Got a digital camera today, so soon I will start posting photos of my food as well. I think it will help to illustrate some things.

Duelling Soups

Ok, today I made a soup using a technique I really enjoy. I call this the dueling soup technique. Its a fairly simple thing to do, but thats the whole point here. In my opinion this soup is brilliant in it's simplicity. I'll explain this technique a little more in-depth before I go more into the individual soup itself.
Basically prepare two really vibrantly colored soups with a similar thickness or consistency. Pour these two soups into a bowl at the same time and they will not merge with one another. If done right it looks like a yin-yang. If you really want to go all out do not make the separate soups perfectly balanced flavor wise. Plan so that when the two soups are mixed together the flavor then becomes complete.

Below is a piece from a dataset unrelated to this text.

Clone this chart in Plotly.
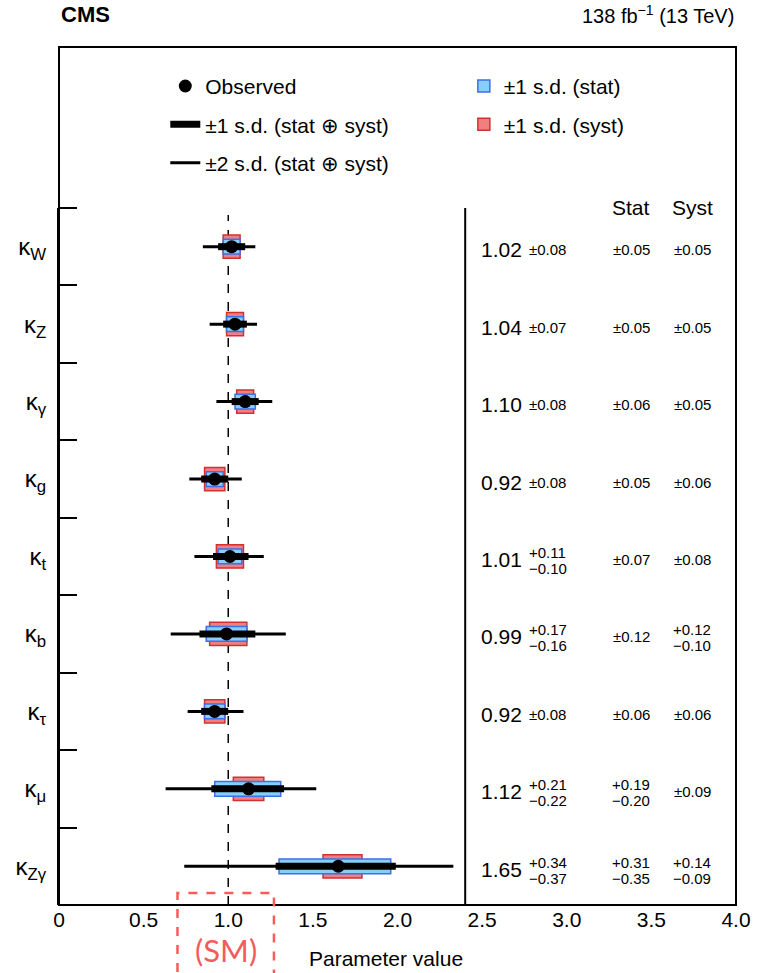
import plotly.graph_objects as go

# ---------------- data ----------------
labels = ["κ<sub>W</sub>", "κ<sub>Z</sub>", "κ<sub>γ</sub>", "κ<sub>g</sub>", "κ<sub>t</sub>",
          "κ<sub>b</sub>", "κ<sub>τ</sub>", "κ<sub>μ</sub>", "κ<sub>Zγ</sub>"]
best = [1.02, 1.04, 1.10, 0.92, 1.01, 0.99, 0.92, 1.12, 1.65]
tot_hi = [0.08, 0.07, 0.08, 0.08, 0.11, 0.17, 0.08, 0.21, 0.34]
tot_lo = [0.08, 0.07, 0.08, 0.08, 0.10, 0.16, 0.08, 0.22, 0.37]
stat_hi = [0.05, 0.05, 0.06, 0.05, 0.07, 0.12, 0.06, 0.19, 0.31]
stat_lo = [0.05, 0.05, 0.06, 0.05, 0.07, 0.12, 0.06, 0.20, 0.35]
syst_hi = [0.05, 0.05, 0.05, 0.06, 0.08, 0.12, 0.06, 0.09, 0.14]
syst_lo = [0.05, 0.05, 0.05, 0.06, 0.08, 0.10, 0.06, 0.09, 0.09]
two_sd_lo = [0.85, 0.89, 0.93, 0.77, 0.80, 0.66, 0.76, 0.63, 0.74]
two_sd_hi = [1.16, 1.17, 1.26, 1.08, 1.21, 1.34, 1.09, 1.52, 2.33]
x_tick_vals = [0, 0.5, 1.0, 1.5, 2.0, 2.5, 3.0, 3.5, 4.0]
x_tick_text = ["0", "0.5", "1.0", "1.5", "2.0", "2.5", "3.0", "3.5", "4.0"]
major_tick_vals = [0, 0.5, 1.0, 1.5, 2.0]
minor_tick_vals = [0.1, 0.2, 0.3, 0.4, 0.6, 0.7, 0.8, 0.9, 1.1, 1.2, 1.3, 1.4,
                   1.6, 1.7, 1.8, 1.9, 2.1, 2.2, 2.3]
sm_value = 1.0
pad_edge = 2.4
sm_band = [0.70, 1.27]

FONT = "Liberation Sans, Arial, Helvetica, sans-serif"

rows = list(range(len(labels)))                 # row index of each parameter
row_boundaries = [r - 0.5 for r in rows]        # tick marks between rows


def segments(lo, hi):
    xs, ys = [], []
    for l, h, r in zip(lo, hi, rows):
        xs += [l, h, None]
        ys += [r, r, None]
    return xs, ys


fig = go.Figure()

# syst boxes (red)
fig.add_trace(go.Bar(
    y=rows, x=[h + l for h, l in zip(syst_hi, syst_lo)],
    base=[b - l for b, l in zip(best, syst_lo)], orientation="h", width=0.30,
    marker=dict(color="#f08080", line=dict(color="#d03232", width=1.5)),
    name="±1 s.d. (syst)", legend="legend2", legendrank=2, legendgroup="syst",
    hoverinfo="skip"))
# stat boxes (blue)
fig.add_trace(go.Bar(
    y=rows, x=[h + l for h, l in zip(stat_hi, stat_lo)],
    base=[b - l for b, l in zip(best, stat_lo)], orientation="h", width=0.19,
    marker=dict(color="#87cefa", line=dict(color="#3d6fe8", width=1.5)),
    name="±1 s.d. (stat)", legend="legend2", legendrank=1, legendgroup="stat",
    hoverinfo="skip"))
# +-2 sd
x2s, y2s = segments(two_sd_lo, two_sd_hi)
fig.add_trace(go.Scatter(x=x2s, y=y2s, mode="lines", line=dict(color="black", width=3),
                         name="±2 s.d. (stat ⊕ syst)", legendrank=3, legendgroup="two",
                         hoverinfo="skip"))
# +-1 sd
x1s, y1s = segments([b - l for b, l in zip(best, tot_lo)], [b + h for b, h in zip(best, tot_hi)])
fig.add_trace(go.Scatter(x=x1s, y=y1s, mode="lines", line=dict(color="black", width=7),
                         name="±1 s.d. (stat ⊕ syst)", legendrank=2, legendgroup="one",
                         hoverinfo="skip"))
# observed
fig.add_trace(go.Scatter(x=best, y=rows, mode="markers", marker=dict(size=13, color="black"),
                         name="Observed", legendrank=1, legendgroup="obs"))


def fmt(v):
    return f"{v:.2f}"


ann = []
X_VAL, X_ERR, X_STAT, X_SYST = 2.745, 2.768, 3.38, 3.74


def add_err(x, hi, lo, r, anchor, size):
    if abs(hi - lo) < 1e-9:
        ann.append(dict(x=x, y=r, xref="x", yref="y", text="±" + fmt(hi), showarrow=False,
                        xanchor=anchor, yanchor="middle", yshift=-3,
                        font=dict(size=size, family=FONT, color="black")))
    else:
        ann.append(dict(x=x, y=r, xref="x", yref="y", text="+" + fmt(hi), showarrow=False,
                        xanchor=anchor, yanchor="middle", yshift=4,
                        font=dict(size=size, family=FONT, color="black")))
        ann.append(dict(x=x, y=r, xref="x", yref="y", text="−" + fmt(lo), showarrow=False,
                        xanchor=anchor, yanchor="middle", yshift=-12,
                        font=dict(size=size, family=FONT, color="black")))


for r, b in zip(rows, best):
    ann.append(dict(x=X_VAL, y=r, xref="x", yref="y", text=fmt(b), showarrow=False,
                    xanchor="right", yanchor="middle", yshift=-3,
                    font=dict(size=21, family=FONT, color="black")))
    add_err(X_ERR, tot_hi[r], tot_lo[r], r, "left", 15)
    add_err(X_STAT, stat_hi[r], stat_lo[r], r, "center", 15)
    add_err(X_SYST, syst_hi[r], syst_lo[r], r, "center", 15)

ann.append(dict(x=X_STAT, y=row_boundaries[0], xref="x", yref="y", text="Stat", showarrow=False,
                xanchor="center", yanchor="middle", font=dict(size=21, family=FONT, color="black")))
ann.append(dict(x=X_SYST, y=row_boundaries[0], xref="x", yref="y", text="Syst", showarrow=False,
                xanchor="center", yanchor="middle", font=dict(size=21, family=FONT, color="black")))
ann.append(dict(x=0, y=1, xref="paper", yref="paper", text="<b>CMS</b>", showarrow=False,
                xanchor="left", yanchor="bottom", yshift=18,
                font=dict(size=22, family=FONT, color="black")))
ann.append(dict(x=1, y=1, xref="paper", yref="paper", text="138 fb<sup>−1</sup> (13 TeV)",
                showarrow=False, xanchor="right", yanchor="bottom", yshift=18,
                font=dict(size=20, family=FONT, color="black")))
ann.append(dict(x=pad_edge, y=-0.062, xref="x", yref="paper", text="Parameter value",
                showarrow=False, xanchor="right", yanchor="middle",
                font=dict(size=21, family=FONT, color="black")))
ann.append(dict(x=sum(sm_band) / 2, y=-0.052, xref="x", yref="paper", text="(SM)",
                showarrow=False, xanchor="center", yanchor="middle",
                font=dict(size=31, family="Lato, Open Sans, sans-serif", color="#f25c5c")))

shapes = [
    dict(type="rect", xref="paper", yref="paper", x0=0, x1=1, y0=0, y1=1,
         line=dict(color="black", width=2)),
    dict(type="line", xref="x", yref="y domain", x0=pad_edge, x1=pad_edge, y0=0, y1=1,
         line=dict(color="black", width=2)),
    dict(type="line", xref="x", yref="y domain", x0=sm_value, x1=sm_value, y0=0, y1=0.99,
         line=dict(color="black", width=1.5, dash="dash"), layer="below"),
    dict(type="rect", xref="x", yref="paper", x0=sm_band[0], x1=sm_band[1], y0=-0.12, y1=0.014,
         line=dict(color="#ff5a5a", width=2.5, dash="dash")),
]

fig.update_layout(
    width=759, height=973,
    margin=dict(l=59, r=23, t=47, b=68, autoexpand=False),
    plot_bgcolor="white", paper_bgcolor="white",
    barmode="overlay",
    font=dict(family=FONT, color="black"),
    showlegend=True,
    legend=dict(x=0.157, y=0.978, xanchor="left", yanchor="top", bgcolor="rgba(0,0,0,0)",
                font=dict(size=21, family=FONT), tracegroupgap=8, traceorder="grouped"),
    legend2=dict(x=0.598, y=0.978, xanchor="left", yanchor="top", bgcolor="rgba(0,0,0,0)",
                 font=dict(size=21, family=FONT), tracegroupgap=8, traceorder="grouped"),
    xaxis=dict(range=[0, 4], tickmode="array", tickvals=x_tick_vals, ticktext=x_tick_text,
               ticks="", showgrid=False, zeroline=False, showline=False, automargin=False,
               tickfont=dict(size=21, family=FONT)),
    xaxis2=dict(range=[0, 4], overlaying="x", anchor="y", side="bottom", automargin=False,
                tickmode="array", tickvals=major_tick_vals, ticks="inside", ticklen=16,
                tickwidth=1.5, tickcolor="black", showticklabels=False, showgrid=False,
                zeroline=False, showline=False,
                minor=dict(tickmode="array", tickvals=minor_tick_vals, ticks="inside",
                           ticklen=8, tickwidth=1.5, tickcolor="black", showgrid=False)),
    yaxis=dict(type="linear", range=[rows[-1] + 0.5, rows[0] - 0.5], domain=[0, 0.8124],
               tickmode="array", tickvals=rows, ticktext=labels, ticks="",
               showline=True, linewidth=2, linecolor="black", showgrid=False,
               zeroline=False, automargin=False, ticklabelstandoff=6,
               tickfont=dict(size=24, family=FONT),
               minor=dict(tickmode="array", tickvals=row_boundaries, ticks="inside",
                          ticklen=18, tickwidth=2, tickcolor="black", showgrid=False)),
    annotations=ann,
    shapes=shapes,
)

# remove the default 8 px page margin so the figure sits at the window's top-left corner
fig.write_html("out.html", config={"displayModeBar": False},
               post_script="document.body.style.margin='0px';")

This is a little hard to explain if you don't understand what I am talking about. It's kind of like one half of the soup not having any salt but its kind of bitter, and the other half being salty and sweet. Together they should meld into something nice. Now if your flavor combos work together as well you have a fairly impressive soup on your hands. Today I made roasted red pepper tomato vs. spinach and celery with lemon. I used a nice little creme fraiche to tie it all together.
If you are stumped for flavor combos just remember to keep it simple. Think really basic and about what you might like to eat yourself, or perhaps what the person or people you are cooking for might like. This usually helps me.